Longest Path in a Directed Acyclic Graph

You are given a directed acyclic graph (DAG) with n intersections (nodes) and m one-way roads (edges). Your task is to compute the length of the longest path in the graph. A path's length is measured by the number of edges in the path, and no intersection (node) is visited more than once.

Formally, let \(G = (V, E)\) be a DAG with \(|V| = n\) and \(|E| = m\). The goal is to find the maximum value of \(dp[v]\) over all nodes \(v\), where \(dp[v]\) represents the length of the longest path ending at node \(v\). The recurrence can be expressed as:

[ \text{dp}[v] = \max_{u\colon (u,v) \in E} {\text{dp}[u] + 1} ]

If a node has no incoming edges, then \(dp[v] = 0\). Output the maximum \(dp\) value among all nodes.

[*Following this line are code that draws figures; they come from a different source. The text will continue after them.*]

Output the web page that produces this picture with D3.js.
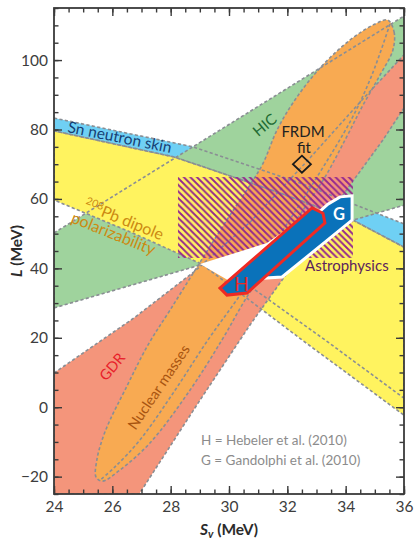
<!DOCTYPE html>
<html><head><meta charset="utf-8">
<script src="https://cdn.jsdelivr.net/npm/d3@7"></script>
<style>
body{margin:0;background:#fff;}
svg text{font-family:Lato,"Open Sans",sans-serif;}
</style></head><body>
<svg id="chart" width="415" height="540"></svg>
<script>
// Axis ticks
const svTicks = [24, 26, 28, 30, 32, 34, 36];
const lTicks = [-20, 0, 20, 40, 60, 80, 100];
const svMinor = d3.range(24, 36.01, 0.5);
const lMinor = d3.range(-25, 115.01, 5);

// Constraint regions in (Sv, L) [MeV]
const snSkinTop = [[24,83.3],[28.77,75.0],[32.43,64.6],[36,52.8]];
const pbDipoleTop = [[24,79.6],[28.11,72.1],[29.14,69.2],[31.75,61.7],[34.25,53.9],[36,46.1]];
const pbDipoleBottom = [[36,-2.3],[32.5,19.4],[29.07,41.2],[26.61,50.5],[24,59.7]];
const pbDipoleMid = [[30.89,33.8],[33.29,19.4],[36,2.6]];
const hic = [[24,50.2],[36,112.7],[36,58.2],[24,28.6]];
const gdr = [[24,9.85],[26.74,25.7],[28.8,39.0],[30.72,53.3],[32.71,71.2],[34.56,88.5],[36,101.5],
             [36,86.2],[35.28,77.0],[34.15,64.0],[32.43,43.8],[30.72,23.7],[29.01,2.1],[26.92,-25],[24,-25]];
const massesOuter = [[35.45,111.5],[35.66,108.1],[35.62,102.9],[35.18,95.7],[34.56,86.5],[33.98,77.0],[33.29,66.3],
                     [32.43,55.4],[31.4,41.8],[30.55,30.9],[29.76,19.4],[28.66,4.9],[27.29,-10.3],[26.26,-18.1],
                     [25.65,-21.3],[25.44,-20.1],[25.47,-15.2],[25.65,-9.4],[25.92,-3.7],[26.43,4.9],[27.22,17.9],
                     [27.98,28.0],[29.01,41.8],[30.04,55.4],[30.72,64.0],[31.17,70.3],[31.65,79.9],[32.26,88.5],
                     [33.12,97.7],[34.15,105.8],[35.01,110.4]];
const massesInner = [[35.52,110.4],[34.9,95.7],[34.22,83.3],[32.95,65.4],[31.4,45.3],[30.38,32.3],[29.28,19.4],
                     [28.15,4.9],[26.95,-9.4],[26.09,-17.2],[25.58,-21.0]];
const overlap = [[29.01,41.25],[31.3,47.3],[32.43,53.9],[32.78,56.2],[31.06,41.8],[29.97,36.6]];
const astroSv = [28.25, 34.25];
const astroL = [43.0, 66.3];
const hebeler = [[29.69,34.3],[32.85,57.4],[33.22,55.9],[33.29,53.1],[30.62,32.9],[29.93,32.3]];
const gandolfi = [[31.17,41.8],[33.39,58.5],[33.81,60.6],[34.22,60.9],[34.22,53.9],[31.82,37.5],[31.23,37.2]];
const frdm = [32.5, 70.0];

// Sn skin band shares its lower edge with the top of the dipole band
const snSkin = snSkinTop.concat(pbDipoleTop.slice().reverse());
const pbDipole = pbDipoleTop.concat(pbDipoleBottom);

const m = {left:54, right:404, top:8, bottom:494};
const svg = d3.select("#chart");
const x = d3.scaleLinear().domain([24,36]).range([m.left, m.right]);
const y = d3.scaleLinear().domain([-25,115]).range([m.bottom, m.top]);

const defs = svg.append("defs");
defs.append("clipPath").attr("id","plotclip").append("rect")
  .attr("x", m.left).attr("y", m.top).attr("width", m.right-m.left).attr("height", m.bottom-m.top);
const s = 6.6;
const pat = defs.append("pattern").attr("id","hatch").attr("patternUnits","userSpaceOnUse")
  .attr("width", s).attr("height", s);
pat.append("path")
  .attr("d", `M0,0 L${s},${s} M${-s/2},${s/2} L${s/2},${s*1.5} M${s/2},${-s/2} L${s*1.5},${s/2}`)
  .attr("stroke","#93278f").attr("stroke-width",1.9);

const plot = svg.append("g").attr("clip-path","url(#plotclip)");
const poly = d3.line().x(d => x(d[0])).y(d => y(d[1]));
const closed = pts => poly(pts) + "Z";
const smooth = d3.line().x(d => x(d[0])).y(d => y(d[1])).curve(d3.curveCatmullRom.alpha(0.5));
const smoothClosed = d3.line().x(d => x(d[0])).y(d => y(d[1])).curve(d3.curveCatmullRomClosed.alpha(0.5));

const regions = [
  {pts: snSkin, fill: "#6fd0f4", path: closed},
  {pts: hic, fill: "#9fd39d", path: closed},
  {pts: pbDipole, fill: "#fff35f", path: closed},
  {pts: gdr, fill: "#f4957b", path: closed},
  {pts: massesOuter, fill: "#f8aa52", path: smoothClosed}
];
regions.forEach(r => plot.append("path").attr("d", r.path(r.pts)).attr("fill", r.fill));

const dash = {stroke:"#8a8e94", "stroke-width":1.6, "stroke-dasharray":"3.2,2.3", fill:"none"};
const outlines = regions.map(r => r.path(r.pts)).concat([smooth(massesInner), poly(pbDipoleMid)]);
outlines.forEach(d => {
  const p = plot.append("path").attr("d", d);
  Object.entries(dash).forEach(([k,v]) => p.attr(k, v));
});

// Astrophysics hatch
plot.append("rect")
  .attr("x", x(astroSv[0])).attr("y", y(astroL[1]))
  .attr("width", x(astroSv[1]) - x(astroSv[0])).attr("height", y(astroL[0]) - y(astroL[1]))
  .attr("fill","url(#hatch)");

// Experimental overlap
plot.append("path").attr("d", closed(overlap)).attr("fill", "#fff");

// Neutron matter bands
plot.append("path").attr("d", closed(gandolfi)).attr("fill","#0a72ba")
  .attr("stroke","#fff").attr("stroke-width",3).attr("stroke-linejoin","miter");
plot.append("path").attr("d", closed(hebeler)).attr("fill","#0a72ba")
  .attr("stroke","#ee2a24").attr("stroke-width",3).attr("stroke-linejoin","miter");

// FRDM fit
const fx = x(frdm[0]), fy = y(frdm[1]);
plot.append("path").attr("d", `M${fx},${fy-8.5} L${fx+9},${fy} L${fx},${fy+8.5} L${fx-9},${fy}Z`)
  .attr("fill","none").attr("stroke","#1a1a1a").attr("stroke-width",1.8);

// Axes
function styleAxis(g){ g.select(".domain").remove(); g.selectAll("line").attr("stroke","#3a3a3a").attr("stroke-width",1.4); }
svg.append("g").attr("transform",`translate(0,${m.bottom})`)
  .call(d3.axisBottom(x).tickValues(svMinor).tickSizeInner(-4.5).tickSizeOuter(0).tickFormat("")).call(styleAxis);
svg.append("g").attr("transform",`translate(0,${m.top})`)
  .call(d3.axisTop(x).tickValues(svMinor).tickSizeInner(-4.5).tickSizeOuter(0).tickFormat("")).call(styleAxis);
svg.append("g").attr("transform",`translate(${m.left},0)`)
  .call(d3.axisLeft(y).tickValues(lMinor).tickSizeInner(-4.5).tickSizeOuter(0).tickFormat("")).call(styleAxis);
svg.append("g").attr("transform",`translate(${m.right},0)`)
  .call(d3.axisRight(y).tickValues(lMinor).tickSizeInner(-4.5).tickSizeOuter(0).tickFormat("")).call(styleAxis);

const bx = svg.append("g").attr("transform",`translate(0,${m.bottom})`)
  .call(d3.axisBottom(x).tickValues(svTicks).tickSizeInner(-8).tickSizeOuter(0).tickPadding(7).tickFormat(d3.format("d")))
  .call(styleAxis);
svg.append("g").attr("transform",`translate(0,${m.top})`)
  .call(d3.axisTop(x).tickValues(svTicks).tickSizeInner(-8).tickSizeOuter(0).tickFormat("")).call(styleAxis);
const ly = svg.append("g").attr("transform",`translate(${m.left},0)`)
  .call(d3.axisLeft(y).tickValues(lTicks).tickSizeInner(-8).tickSizeOuter(0).tickPadding(6).tickFormat(d => d < 0 ? "\u2212" + Math.abs(d) : d))
  .call(styleAxis);
svg.append("g").attr("transform",`translate(${m.right},0)`)
  .call(d3.axisRight(y).tickValues(lTicks).tickSizeInner(-8).tickSizeOuter(0).tickFormat("")).call(styleAxis);
[bx, ly].forEach(g => g.selectAll("text").attr("font-size", 15.5).attr("fill","#3d3d3d").attr("font-family","Lato, sans-serif"));

svg.append("rect").attr("x", m.left).attr("y", m.top).attr("width", m.right-m.left).attr("height", m.bottom-m.top)
  .attr("fill","none").attr("stroke","#3a3a3a").attr("stroke-width",1.8);

// Axis titles
const xt = svg.append("text").attr("x", 229).attr("y", 535).attr("text-anchor","middle")
  .attr("font-size",15.5).attr("font-weight","bold").attr("fill","#2b2b2b");
xt.append("tspan").attr("font-style","italic").text("S");
xt.append("tspan").attr("font-style","italic").attr("font-size",11).attr("dy",3).text("v");
xt.append("tspan").attr("dy",-3).text(" (MeV)");
const yt = svg.append("text").attr("transform","translate(22,251) rotate(-90)").attr("text-anchor","middle")
  .attr("font-size",15.5).attr("font-weight","bold").attr("fill","#2b2b2b");
yt.append("tspan").attr("font-style","italic").text("L");
yt.append("tspan").text(" (MeV)");

// Region labels
function label(txt, tx, ty, rot, size, color, opts={}){
  const t = svg.append("text").attr("transform",`translate(${tx},${ty}) rotate(${rot})`)
    .attr("font-size", size).attr("fill", color).attr("text-anchor", opts.anchor || "start");
  if (opts.weight) t.attr("font-weight", opts.weight);
  t.text(txt);
  return t;
}
label("Sn neutron skin", 67, 132, 11.5, 15.5, "#173f73");
label("HIC", 268, 129, -40, 15, "#1e6a33", {anchor:"middle"});
label("FRDM", 303, 137, 0, 15, "#222", {anchor:"middle"});
label("fit", 304, 153, 0, 15, "#222", {anchor:"middle"});
const pb = svg.append("text").attr("transform","translate(83,209) rotate(22)").attr("font-size",16).attr("fill","#cc8a12");
pb.append("tspan").attr("font-size",10.5).attr("dy",-6).text("208");
pb.append("tspan").attr("dy",6).text("Pb dipole");
label("polarizability", 70, 222, 22, 16, "#cc8a12");
label("Astrophysics", 305, 271, 0, 15, "#5c1f5d");
label("GDR", 116, 370, -50, 14.5, "#e8202a", {anchor:"middle"});
label("Nuclear masses", 163, 390, -56, 14.5, "#a85410", {anchor:"middle"});
label("H", 241.5, 291, 0, 19, "#ee2a24", {anchor:"middle"});
label("G", 339, 220, 0, 16.5, "#fff", {anchor:"middle", weight:"bold"});
label("H = Hebeler et al. (2010)", 201, 445, 0, 13.5, "#8c8c8c");
label("G = Gandolphi et al. (2010)", 201, 465, 0, 13.5, "#8c8c8c");
</script>
</body></html>
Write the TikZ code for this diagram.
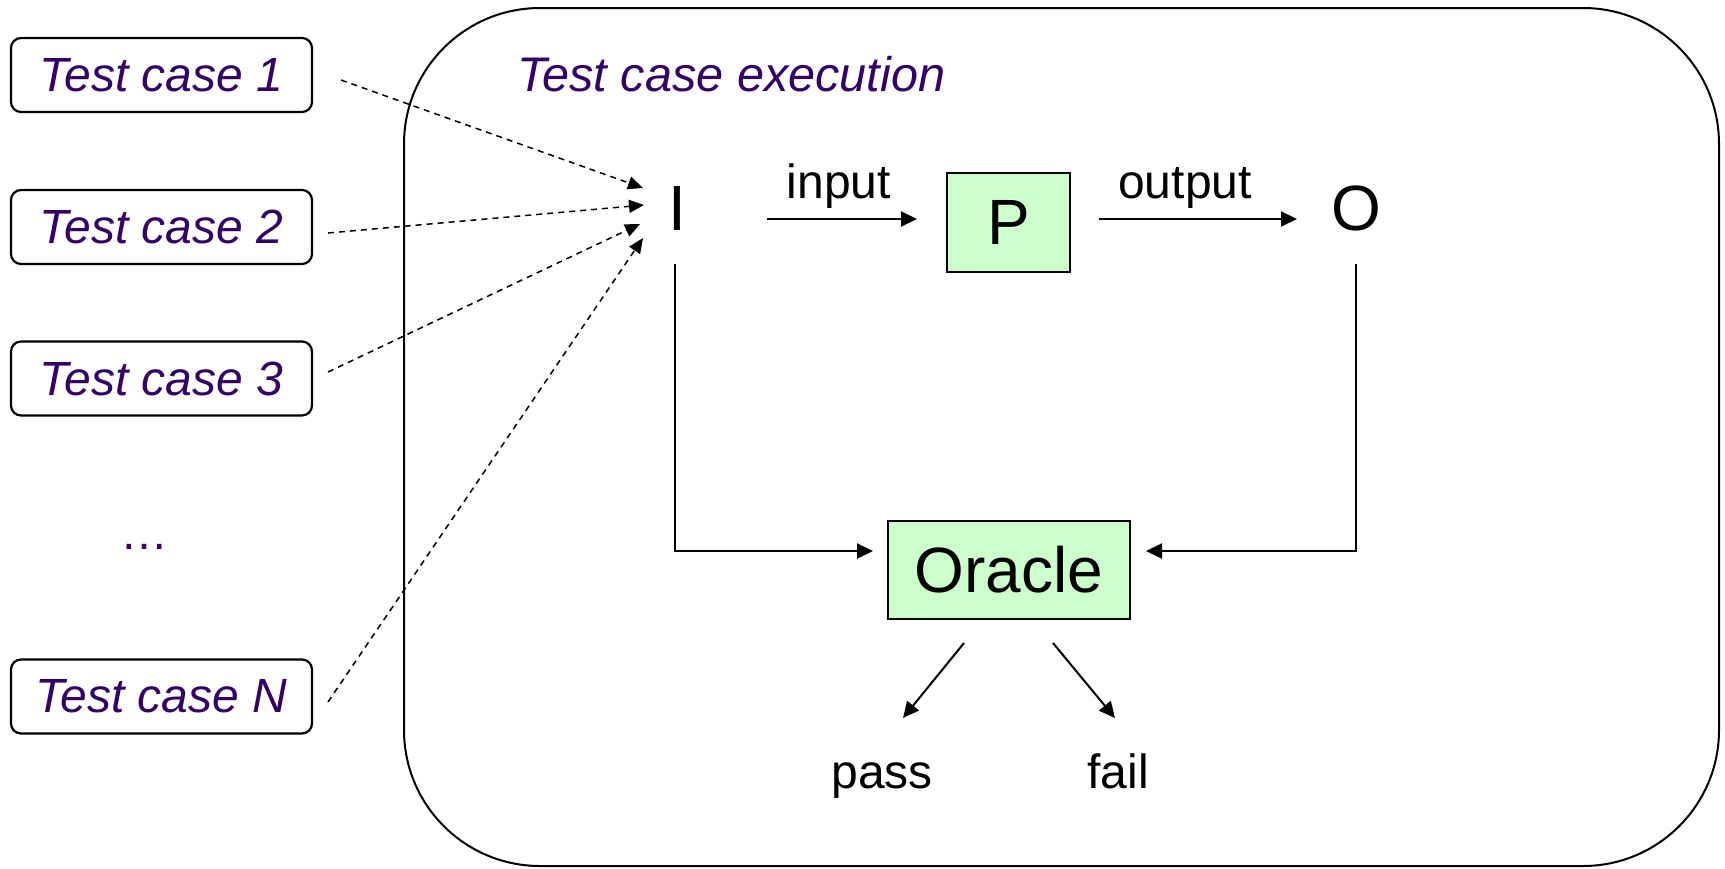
\documentclass[tikz,border=0pt]{standalone}
\usepackage{fontspec}
\setmainfont{Liberation Sans}
\usetikzlibrary{arrows.meta}
\definecolor{tcpurple}{RGB}{51,0,102}
\definecolor{boxgreen}{RGB}{204,255,204}

\begin{document}
\begin{tikzpicture}[x=0.5pt,y=-0.5pt,
  tcbox/.style={draw, line width=1.1pt, rounded corners=5pt, fill=white,
    minimum width=150.5pt, minimum height=37pt, inner sep=0pt,
    font=\fontsize{24}{28}\selectfont\itshape, text=tcpurple},
  greenbox/.style={draw, line width=1pt, fill=boxgreen, inner sep=0pt},
  big/.style={font=\fontsize{32}{38}\selectfont, inner sep=0pt},
  lbl/.style={font=\fontsize{24}{28}\selectfont, inner sep=0pt, anchor=base},
  arr/.style={line width=1pt, -{Triangle[length=8pt,width=7.5pt]}},
  darr/.style={line width=0.75pt, dash pattern=on 3pt off 2.5pt,
    -{Triangle[length=7.5pt,width=6.5pt]}},
]
\useasboundingbox (0,0) rectangle (1725,868);

% execution frame
\draw[line width=1pt, rounded corners=68pt] (404,8) rectangle (1719,866);
\node[anchor=base west, inner sep=0pt, font=\fontsize{24.3}{28}\selectfont\itshape,
  text=tcpurple] (title) at (517,91) {Test case execution};

% test cases
\node[tcbox] (tc1) at (161.5,75) {Test case 1};
\node[tcbox] (tc2) at (161.5,227) {Test case 2};
\node[tcbox] (tc3) at (161.5,378.5) {Test case 3};
\node[tcbox] (tcN) at (161.5,696.5) {Test case N};
\node[lbl, text=tcpurple] (dots) at (144,549) {…};

% program and oracle
\node[big] (I) at (677,208) {I};
\node[big] (O) at (1356,208) {O};
\node[greenbox, big, minimum width=61.5pt, minimum height=49.5pt] (P) at (1008.5,222.5) {P};
\node[greenbox, big, minimum width=121pt, minimum height=49pt] (oracle) at (1009,570) {Oracle};

\node[lbl] (inlbl) at (839,198) {input};
\node[lbl] (outlbl) at (1185,198) {output};
\node[lbl] (pass) at (882,788) {pass};
\node[lbl] (fail) at (1118,788) {fail};

% connector end points
\coordinate (s1) at (341,80);
\coordinate (s2) at (328,233);
\coordinate (s3) at (328,372);
\coordinate (sN) at (328,702);
\coordinate (e1) at (643,188);
\coordinate (e2) at (644,205);
\coordinate (e3) at (640,224);
\coordinate (eN) at (643,238);
\coordinate (inA) at (767,219);
\coordinate (inB) at (917,219);
\coordinate (outA) at (1099,219);
\coordinate (outB) at (1297,219);
\coordinate (iDown) at (675,264);
\coordinate (iTip) at (873,551);
\coordinate (oDown) at (1356,264);
\coordinate (oTip) at (1146,551);
\coordinate (pA) at (964,643);
\coordinate (pB) at (903,718);
\coordinate (fA) at (1053,643);
\coordinate (fB) at (1115,718);

% test case inputs
\draw[darr] (s1) -- (e1);
\draw[darr] (s2) -- (e2);
\draw[darr] (s3) -- (e3);
\draw[darr] (sN) -- (eN);

% data flow
\draw[arr] (inA) -- (inB);
\draw[arr] (outA) -- (outB);
\draw[arr] (iDown) |- (iTip);
\draw[arr] (oDown) |- (oTip);
\draw[arr] (pA) -- (pB);
\draw[arr] (fA) -- (fB);
\end{tikzpicture}
\end{document}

Note: The input guarantees that the graph is a DAG.

inputFormat

The first line contains two integers n and m, where n is the number of intersections (nodes) and m is the number of one-way roads (edges). Each of the next m lines contains two integers u and v representing a road from node u to node v. It is guaranteed that the graph is a DAG.

Input is provided via standard input (stdin).

outputFormat

Output a single integer which is the length of the longest path (i.e., the maximum number of edges) in the DAG.

Output should be written to standard output (stdout).

## sample

5 6
0 1
1 2
2 3
1 3
3 4
2 4

4